Work instructions:
Leave out every picture, then transcribe the rest of the listing exactly.
## start
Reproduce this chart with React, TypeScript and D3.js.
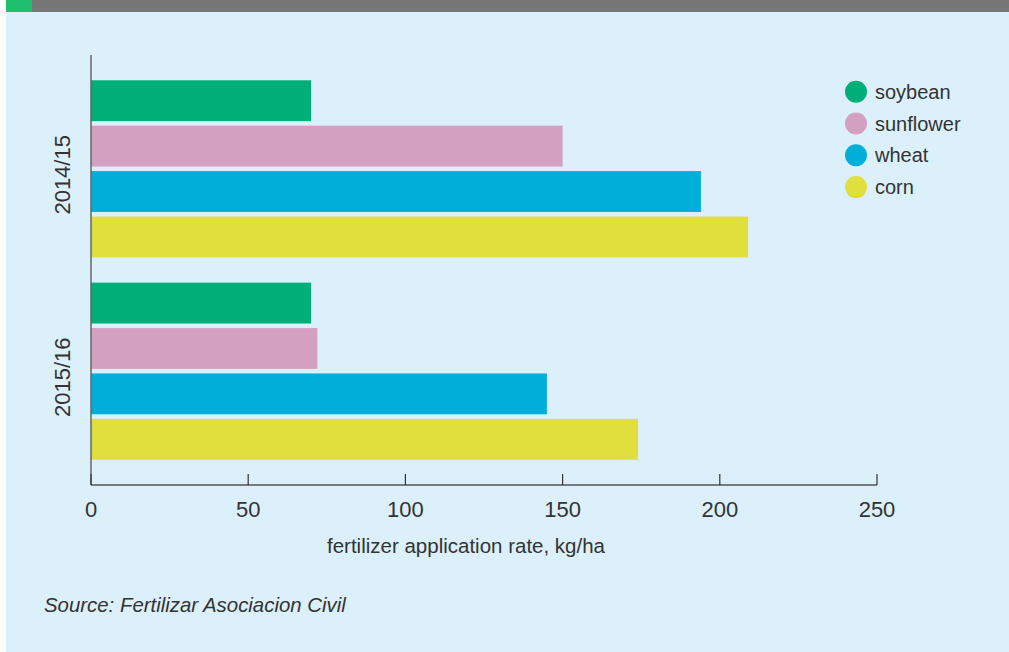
import React from "react";
import * as d3 from "d3";

const years = ["2014/15", "2015/16"];
const crops = ["soybean", "sunflower", "wheat", "corn"];
const cropColors = ["#00ae78", "#d3a0c1", "#00afd9", "#e1df3d"];
const values2014 = [70, 150, 194, 209];
const values2015 = [70, 72, 145, 174];
const xTicks = [0, 50, 100, 150, 200, 250];

const W = 1009;
const H = 652;
const FONT = "'Liberation Sans', Arial, sans-serif";
const TEXT = "#333333";

export default function App() {
  const series = [values2014, values2015];
  const x = d3.scaleLinear().domain([0, 250]).range([91, 877]);
  const yOuter = d3.scaleBand<string>().domain(years).range([55, 485]).paddingInner(0.125).paddingOuter(0.125);
  const yInner = d3.scaleBand<string>().domain(crops).range([0, yOuter.bandwidth()]).paddingInner(0.1);
  const axisY = 485;

  return (
    <svg width={W} height={H} style={{ position: "absolute", left: 0, top: 0, display: "block" }}>
      <rect x={0} y={0} width={W} height={H} fill="#ffffff" />
      <rect x={6} y={0} width={W - 6} height={H} fill="#dbf0fa" />
      <rect x={6} y={0} width={W - 6} height={12} fill="#777777" />
      <rect x={6} y={0} width={26} height={12} fill="#1dbf6d" />

      {years.map((yr, gi) => (
        <g key={yr} transform={`translate(0,${yOuter(yr)})`}>
          {crops.map((c, ci) => (
            <rect
              key={c}
              x={x(0)}
              y={yInner(c)}
              width={x(series[gi][ci]) - x(0)}
              height={yInner.bandwidth()}
              fill={cropColors[ci]}
            />
          ))}
          <text
            transform={`translate(70,${yOuter.bandwidth() / 2 + 6}) rotate(-90)`}
            textAnchor="middle"
            fontFamily={FONT}
            fontSize={22}
            fill={TEXT}
          >
            {yr}
          </text>
        </g>
      ))}

      <line x1={x(0)} x2={x(0)} y1={55} y2={axisY} stroke="#666" strokeWidth={1.5} />
      <line x1={x(0)} x2={x(250)} y1={axisY} y2={axisY} stroke="#555" strokeWidth={1.3} />
      {xTicks.map((t) => (
        <g key={t}>
          <line x1={x(t)} x2={x(t)} y1={axisY} y2={axisY - 11} stroke="#333" strokeWidth={1.2} />
          <text x={x(t)} y={517} textAnchor="middle" fontFamily={FONT} fontSize={22} fill={TEXT}>
            {t}
          </text>
        </g>
      ))}
      <text x={466} y={553} textAnchor="middle" fontFamily={FONT} fontSize={20.5} fill={TEXT}>
        fertilizer application rate, kg/ha
      </text>

      {crops.map((c, i) => (
        <g key={c} transform={`translate(0,${91.7 + i * 31.8})`}>
          <circle cx={856} cy={0} r={11} fill={cropColors[i]} />
          <text x={875} y={7} fontFamily={FONT} fontSize={20} fill={TEXT}>
            {c}
          </text>
        </g>
      ))}

      <text x={44} y={612} fontFamily={FONT} fontSize={20.4} fontStyle="italic" fill={TEXT}>
        Source: Fertilizar Asociacion Civil
      </text>
    </svg>
  );
}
## end
Reply:
Reproduce this chart with React, TypeScript and D3.js.
import React from "react";
import * as d3 from "d3";

const years = ["2014/15", "2015/16"];
const crops = ["soybean", "sunflower", "wheat", "corn"];
const cropColors = ["#00ae78", "#d3a0c1", "#00afd9", "#e1df3d"];
const values2014 = [70, 150, 194, 209];
const values2015 = [70, 72, 145, 174];
const xTicks = [0, 50, 100, 150, 200, 250];

const W = 1009;
const H = 652;
const FONT = "'Liberation Sans', Arial, sans-serif";
const TEXT = "#333333";

export default function App() {
  const series = [values2014, values2015];
  const x = d3.scaleLinear().domain([0, 250]).range([91, 877]);
  const yOuter = d3.scaleBand<string>().domain(years).range([55, 485]).paddingInner(0.125).paddingOuter(0.125);
  const yInner = d3.scaleBand<string>().domain(crops).range([0, yOuter.bandwidth()]).paddingInner(0.1);
  const axisY = 485;

  return (
    <svg width={W} height={H} style={{ position: "absolute", left: 0, top: 0, display: "block" }}>
      <rect x={0} y={0} width={W} height={H} fill="#ffffff" />
      <rect x={6} y={0} width={W - 6} height={H} fill="#dbf0fa" />
      <rect x={6} y={0} width={W - 6} height={12} fill="#777777" />
      <rect x={6} y={0} width={26} height={12} fill="#1dbf6d" />

      {years.map((yr, gi) => (
        <g key={yr} transform={`translate(0,${yOuter(yr)})`}>
          {crops.map((c, ci) => (
            <rect
              key={c}
              x={x(0)}
              y={yInner(c)}
              width={x(series[gi][ci]) - x(0)}
              height={yInner.bandwidth()}
              fill={cropColors[ci]}
            />
          ))}
          <text
            transform={`translate(70,${yOuter.bandwidth() / 2 + 6}) rotate(-90)`}
            textAnchor="middle"
            fontFamily={FONT}
            fontSize={22}
            fill={TEXT}
          >
            {yr}
          </text>
        </g>
      ))}

      <line x1={x(0)} x2={x(0)} y1={55} y2={axisY} stroke="#666" strokeWidth={1.5} />
      <line x1={x(0)} x2={x(250)} y1={axisY} y2={axisY} stroke="#555" strokeWidth={1.3} />
      {xTicks.map((t) => (
        <g key={t}>
          <line x1={x(t)} x2={x(t)} y1={axisY} y2={axisY - 11} stroke="#333" strokeWidth={1.2} />
          <text x={x(t)} y={517} textAnchor="middle" fontFamily={FONT} fontSize={22} fill={TEXT}>
            {t}
          </text>
        </g>
      ))}
      <text x={466} y={553} textAnchor="middle" fontFamily={FONT} fontSize={20.5} fill={TEXT}>
        fertilizer application rate, kg/ha
      </text>

      {crops.map((c, i) => (
        <g key={c} transform={`translate(0,${91.7 + i * 31.8})`}>
          <circle cx={856} cy={0} r={11} fill={cropColors[i]} />
          <text x={875} y={7} fontFamily={FONT} fontSize={20} fill={TEXT}>
            {c}
          </text>
        </g>
      ))}

      <text x={44} y={612} fontFamily={FONT} fontSize={20.4} fontStyle="italic" fill={TEXT}>
        Source: Fertilizar Asociacion Civil
      </text>
    </svg>
  );
}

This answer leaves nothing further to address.